Editor’s note: The Tampa Bay Times’ Lightning beat writer Diana C. Nearhos traveled to Sweden with the Lightning last week. Here’s her latest travel log.
STOCKHOLM — An old, 17th-century warship, one that sank about half a mile into its maiden voyage, sits in a museum in Stockholm. This, I had to see.
The Vasa was constructed top-heavy, thus it capsized and sank just almost immediately after setting sail in 1628. Even more incredibly, it survived intact and was salvaged and reconstructed on the island of Djurgården (just down the street from ABBA: The Museum).
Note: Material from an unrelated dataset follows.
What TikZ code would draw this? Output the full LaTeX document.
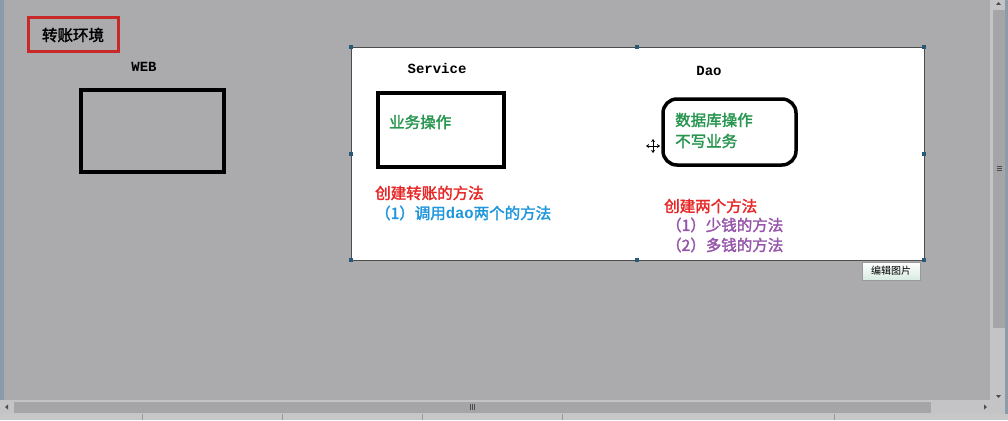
\documentclass[tikz,border=0pt]{standalone}
\usepackage{fontspec}
\newfontfamily\cjk{Noto Sans CJK SC}[AutoFakeBold=2]
\newfontfamily\lmono{Liberation Mono}
\usetikzlibrary{arrows.meta}
\definecolor{bggray}{RGB}{171,171,173}
\definecolor{boxred}{RGB}{200,40,40}
\definecolor{txtgreen}{RGB}{40,150,80}
\definecolor{txtred}{RGB}{232,40,40}
\definecolor{txtblue}{RGB}{30,150,220}
\definecolor{txtpurple}{RGB}{150,85,170}
\definecolor{handle}{RGB}{40,90,120}
\definecolor{scrolltrack}{RGB}{196,196,198}
\definecolor{scrollthumb}{RGB}{165,165,168}
\definecolor{edgeblue}{RGB}{140,155,170}
\definecolor{btnbottom}{RGB}{215,235,225}
\tikzset{
  ctext/.style={font=\cjk\bfseries\fontsize{15.5}{17}\selectfont, inner sep=0pt, anchor=west},
  mtext/.style={font=\lmono\bfseries\fontsize{14}{16}\selectfont, inner sep=0pt},
  thickbox/.style={draw=black, line width=3.5pt},
  handlebox/.style={fill=handle, minimum size=3.5pt, inner sep=0pt},
}
\begin{document}
\begin{tikzpicture}[x=1pt,y=-1pt]
\useasboundingbox (0,0) rectangle (1008,420);
% background
\fill[bggray] (0,0) rectangle (1008,420);
\fill[edgeblue] (0,0) rectangle (4,400);
% title box
\node[draw=boxred, line width=3pt, minimum width=90pt, minimum height=34pt, inner sep=0pt,
      font=\cjk\bfseries\fontsize{15.5}{17}\selectfont] (title) at (73,35) {转账环境};
% WEB
\node[mtext] (weblabel) at (144,67) {WEB};
\draw[thickbox] (81,90) rectangle (224,172);
\coordinate (webbox) at (152,131);
% white panel
\draw[fill=white, draw=black!70, line width=0.8pt] (351,47) rectangle (924,260);
\foreach \p/\n in {{351,47}/h1,{637,47}/h2,{924,47}/h3,{351,154}/h4,{924,154}/h5,{351,260}/h6,{637,260}/h7,{924,260}/h8}
  \node[handlebox] (\n) at (\p) {};
% Service
\node[mtext] (servicelabel) at (437,68) {Service};
\draw[thickbox] (378,93) rectangle (504,167);
\node[ctext, text=txtgreen] (yewu) at (389,122) {业务操作};
\node[ctext, text=txtred] (svc1) at (375,193) {创建转账的方法};
\node[ctext, text=txtblue] (svc2) at (375,213) {（1）调用{\lmono\bfseries dao}两个的方法};
% Dao
\node[mtext] (daolabel) at (709,71) {Dao};
\draw[thickbox, rounded corners=14pt] (663,99) rectangle (796,165);
\node[ctext, text=txtgreen] (dao1) at (675,120) {数据库操作};
\node[ctext, text=txtgreen] (dao2) at (675,141) {不写业务};
\node[ctext, text=txtred] (dao3) at (664,206) {创建两个方法};
\node[ctext, text=txtpurple] (dao4) at (666,225) {（1）少钱的方法};
\node[ctext, text=txtpurple] (dao5) at (666,245) {（2）多钱的方法};
% move cursor
\coordinate (cur) at (653,146);
\draw[black, line width=1pt, {Stealth[length=3pt,width=4pt]}-{Stealth[length=3pt,width=4pt]}] ([xshift=-7pt]cur) -- ([xshift=7pt]cur);
\draw[black, line width=1pt, {Stealth[length=3pt,width=4pt]}-{Stealth[length=3pt,width=4pt]}] ([yshift=-7pt]cur) -- ([yshift=7pt]cur);
% edit button
\node[draw=black!40, top color=white, bottom color=btnbottom, minimum width=58pt, minimum height=18pt, inner sep=0pt,
      font=\cjk\fontsize{10}{11}\selectfont] (editbtn) at (891,271) {编辑图片};
% vertical scrollbar
\fill[scrolltrack] (990,0) rectangle (1006,400);
\filldraw[fill=scrollthumb, draw=black!35] (993,10) rectangle (1004,327);
\fill[edgeblue] (1005,0) rectangle (1008,420);
\draw[black!70, line width=0.6pt] (996.5,166) -- (1001.5,166) (996.5,168) -- (1001.5,168) (996.5,170) -- (1001.5,170);
\fill[black!70] (996,5) -- (1001,5) -- (998.5,2) -- cycle;
\fill[black!70] (996,395) -- (1001,395) -- (998.5,398) -- cycle;
% horizontal scrollbar
\fill[scrolltrack] (0,400) rectangle (1005,414);
\filldraw[fill=scrollthumb, draw=black!35] (14,402) rectangle (930,412);
\draw[black!70, line width=0.6pt] (470,404) -- (470,410) (472,404) -- (472,410) (474,404) -- (474,410);
\fill[black!70] (8,404.5) -- (8,409.5) -- (5,407) -- cycle;
\fill[black!70] (984,404.5) -- (984,409.5) -- (987,407) -- cycle;
% status bar
\fill[black!22] (0,414) rectangle (1008,420);
\foreach \x in {142,282,422,562,834}
  \draw[black!40, line width=0.5pt] (\x,414) -- (\x,420);
\end{tikzpicture}
\end{document}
The 17-minute video describing the ship’s construction, sinking, salvaging and restoration was fascinating, much more than I expected. This ship was supposed to be one of the greatest warships of its time. Instead, everyone watched it sink. It sat in the harbor in Stockholm for 333 years until someone found it and they figured out how to raise it.
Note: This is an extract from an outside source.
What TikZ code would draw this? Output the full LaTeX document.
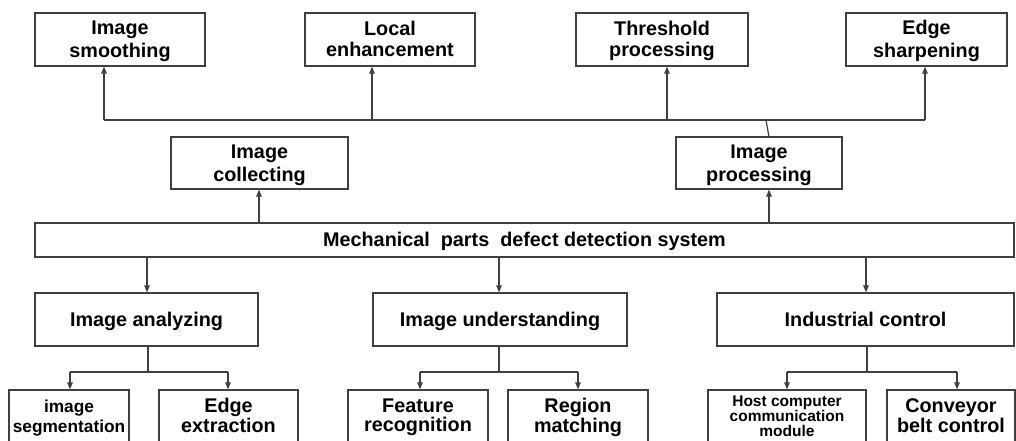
\documentclass[tikz,border=0pt]{standalone}
\usepackage{fontspec}
\setmainfont{Liberation Sans}
\usetikzlibrary{arrows.meta}
\newcommand{\sA}{\rule[-3.5pt]{0pt}{21pt}}
\newcommand{\sB}{\rule[-4pt]{0pt}{19pt}}
\newcommand{\sC}{\rule[-3.5pt]{0pt}{15pt}}
\begin{document}
\begin{tikzpicture}[x=1pt,y=-1pt,
  box/.style={draw=black!75, line width=1.2pt, inner sep=0pt, align=center,
    font=\bfseries\fontsize{19.8}{21}\selectfont},
  lowbox/.style={box, minimum height=54, font=\bfseries\fontsize{19.8}{19}\selectfont},
  conn/.style={draw=black!75, line width=1.2pt},
  arr/.style={conn, -{Triangle[length=7pt,width=5.5pt]}}]
\useasboundingbox (0,0) rectangle (1016,441);
\clip (0,0) rectangle (1016,441);
% top row
\node[box, minimum width=170, minimum height=53] (smooth) at (120,39.5) {\sA Image\\\sA smoothing};
\node[box, minimum width=170, minimum height=53] (local) at (390,39.5) {\sA Local\\\sA enhancement};
\node[box, minimum width=172, minimum height=53] (thresh) at (662,39.5) {\sA Threshold\\\sA processing};
\node[box, minimum width=161, minimum height=53] (sharp) at (926.5,39.5) {\sA Edge\\\sA sharpening};
% second row
\node[box, minimum width=177, minimum height=52] (collect) at (259.5,163) {\sA Image\\\sA collecting};
\node[box, minimum width=166, minimum height=52] (process) at (759,163) {\sA Image\\\sA processing};
% main
\node[box, minimum width=979, minimum height=34] (main) at (524.5,240) {\sA Mechanical\ \ parts\ \ defect detection system};
% middle row
\node[box, minimum width=223, minimum height=53] (analyze) at (146.5,319.5) {\sA Image analyzing};
\node[box, minimum width=254, minimum height=53] (understand) at (500,319.5) {\sA Image understanding};
\node[box, minimum width=297, minimum height=53] (industrial) at (865.5,319.5) {\sA Industrial control};
% bottom row
\node[lowbox, minimum width=120, font=\bfseries\fontsize{17.3}{18}\selectfont] (seg) at (69,417) {\sB image\\\sB segmentation};
\node[lowbox, minimum width=139] (edgeext) at (228.5,417) {\sB Edge\\\sB extraction};
\node[lowbox, minimum width=140] (feat) at (418,417) {\sB Feature\\\sB recognition};
\node[lowbox, minimum width=140] (region) at (578,417) {\sB Region\\\sB matching};
\node[lowbox, minimum width=158, font=\bfseries\fontsize{15.5}{15}\selectfont] (host) at (787,417) {\sC Host computer\\\sC communication\\\sC module};
\node[lowbox, minimum width=128] (conveyor) at (951,417) {\sB Conveyor\\\sB belt control};
% top bus
\coordinate (b1) at (104,120);
\coordinate (b2) at (372,120);
\coordinate (b3) at (667,120);
\coordinate (b4) at (925,120);
\coordinate (b5) at (766,120);
\coordinate (p1) at (769,137);
\draw[conn] (b1) -- (b4);
\draw[arr] (b1) -- (b1 |- smooth.south);
\draw[arr] (b2) -- (b2 |- local.south);
\draw[arr] (b3) -- (b3 |- thresh.south);
\draw[arr] (b4) -- (b4 |- sharp.south);
\draw[conn] (b5) -- (p1);
% main to second row
\coordinate (m1) at (259,223);
\coordinate (m2) at (769,223);
\draw[arr] (m1) -- (m1 |- collect.south);
\draw[arr] (m2) -- (m2 |- process.south);
% main to middle row
\coordinate (d1) at (147,257);
\coordinate (d2) at (499,257);
\coordinate (d3) at (866,257);
\draw[arr] (d1) -- (d1 |- analyze.north);
\draw[arr] (d2) -- (d2 |- understand.north);
\draw[arr] (d3) -- (d3 |- industrial.north);
% branches
\coordinate (a0) at (148,372);
\coordinate (a1) at (70,372);
\coordinate (a2) at (228,372);
\draw[conn] (a0 |- analyze.south) -- (a0);
\draw[conn] (a1) -- (a2);
\draw[arr] (a1) -- (a1 |- seg.north);
\draw[arr] (a2) -- (a2 |- edgeext.north);
\coordinate (u0) at (499,372);
\coordinate (u1) at (420,372);
\coordinate (u2) at (578,372);
\draw[conn] (u0 |- understand.south) -- (u0);
\draw[conn] (u1) -- (u2);
\draw[arr] (u1) -- (u1 |- feat.north);
\draw[arr] (u2) -- (u2 |- region.north);
\coordinate (i0) at (867,372);
\coordinate (i1) at (787,372);
\coordinate (i2) at (957,372);
\draw[conn] (i0 |- industrial.south) -- (i0);
\draw[conn] (i1) -- (i2);
\draw[arr] (i1) -- (i1 |- host.north);
\draw[arr] (i2) -- (i2 |- conveyor.north);
\end{tikzpicture}
\end{document}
The museum has information on every stage of the ship’s existence and what life would have looked like on it. You can walk through a full-size replica of the upper gun deck and step out onto a replica of the upper rigging.
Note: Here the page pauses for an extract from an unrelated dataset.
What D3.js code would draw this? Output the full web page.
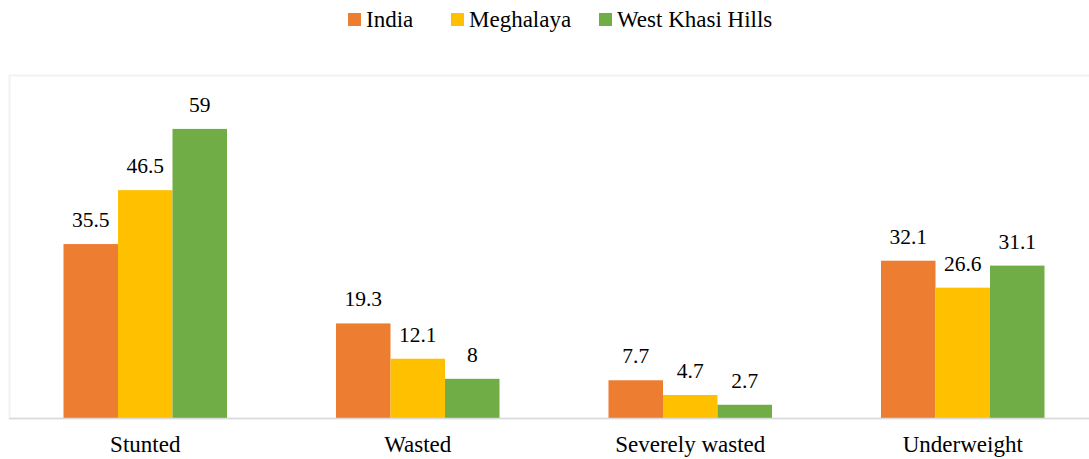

The Vasa and “ABBA: The Museum” were the two most-often mentioned attractions in Stockholm. So, even though I don’t have any particular interest in ABBA, we checked it out.
The first exhibit was about the Mamma Mia! movies, but then you get to the good stuff.
I knew next to nothing about ABBA, mostly that they sang Dancing Queen and Mamma Mia and were from Sweden. So I found the background of how two couples became a megastar group interesting. I had no idea that they made it big after winning Eurovision (a massive annual song contest). Eurovision now is a lot of glitz and glam with heavy camp. ABBA was the start of that.
There are displays about their costumes, their songwriting, their producing plus each of the four members’ careers before and after ABBA.
For someone who knew nothing, the museum was interesting. For a group of French tourists who appeared to be superfans, it was thrilling. But for a Swede who knew the group’s story, the museum was a little lacking.
What I ate
Yes, I’m still talking about Swedish food. I’m on a mission to try as many traditional dishes as possible.
Conclusion: pickled herring is not as scary as it sounds. I had a trio of herring as an appetizer and they were all good. The traditional herring was pickled with carrots and onions, then there was one with a mustard sauce and another with a crème fraiche sauce. I ate them on crispbreads (similar to a cracker). The mustard was a little strong, but other than that, I’d eat them again.
I completed my task to eat all three things Victor Hedman listed on his top three things to eat in Sweden. I’d already had Swedish candy and toast skagen. Now, I can check of biff rydberg. The meat and potatoes dish was good, unremarkable but great for a cold day.